I wonder if Rosanna-Danna’s commentary on SNL’s news might have been mocking some local (NYC) editorial commentator? Either way, God bless Gilda Radner…we remember her well! - Jinx
Well, back in the 1970s, the anchorwoman for WABC-TV evening news in New York was a woman named Rosanne Scamardella. She was NOTHING like Gilda Radner’s character in voice, appearance or personality, but I suspect she inspired the name.
. . . But sometimes she made me sick, y’know? Like one time, I was sittin’ there, watching Saturday Night Live, just cute as a button, with my Seventies hair and my Jordache jeans and my platform shoes? An’ she—Roseanne Rosannadanna—started talkin’ about how tryin’ t’ swallow an oyster was like chewin’ a phlegmball? An’ I started laughin’ so hard I actually inhaled my own hair. Ah thought Ah was gonna die!
There I was, with my long wavy Farrah hair stickin’ down my throat, and I’m breathin’ Wella Balsam shampoo and tryin’ to yank my hair outta my mouth! An’ ya know how when somethin’s sticking down your throat ya have to barf? Well, I started pukin’ my own hair! There I am, lyin’ on my bedroom floor, in my cute little Jordache jeans, pukin’ my own hair!
I’m probably in the minority, but I never got what was so funny about that character.

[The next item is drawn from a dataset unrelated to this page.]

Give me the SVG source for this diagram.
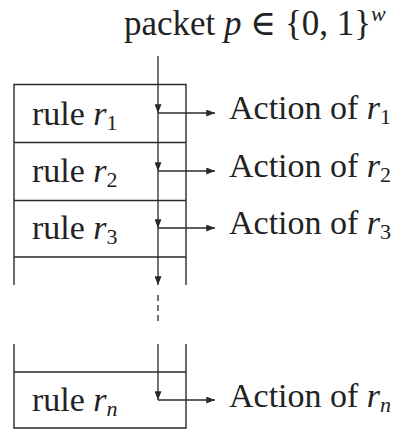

Well, nineiron, it just goes t’ show ya. It’s always somethin’. Either ya don’t think Roseanne Rosannadanna is funny, or ya puke your own hair. It’s like Roseanne’s showgirl cousin, Lola Falana Rosannadanna, used to tell her: If it’s not one thing, it’s another.
Paraphrasing (in reference to the little sweatball hanging from the doctor’s nose! She’d move her head, it wouldn’t fall off. She’d wipe her forehead, it wouldn’t fall off):
“We gather together to ask the Lord’s blessing,
Please take care of us, the Rosannadannas all.
Be kind to each other
Take care of your mother
And please don’t let me sweat like Dr. Joyce Brothers.”
Good night my little Rosanne Rosannadanna!
God! She was a riot!
Kalhoun, whaddaya tryin’ to do, make me sick?
I miss Roseanne Rosannadanna. Fortunately, we still get to see her cousin, Carlos Santana Rosannadanna!
Eve, speakin’ of SICK! Did you ever pick one of those little eye snots out of your eye, and you roll it between your fingers, and roll it around and roll it around, and pretty soon, IT DISAPPEARS! Where do you suppose all that gunk went?!
You know what’s really disgusting? When you get a little itty bitty teeny weeny tiny spot of spaghetti sauce right on the corner of your mouth? And you know what? If they don’t wipe that spaghetti sauce off right away, it gets all hard and dry and crusty – you know, like a blotch?! And when they open their mouths, the blotch separates and then they close their mouths, the blotch goes back together again, then it opens, comes back, then it starts to flake off a little bit, and now a little bit more flakin’ off and everything and then it’s gone.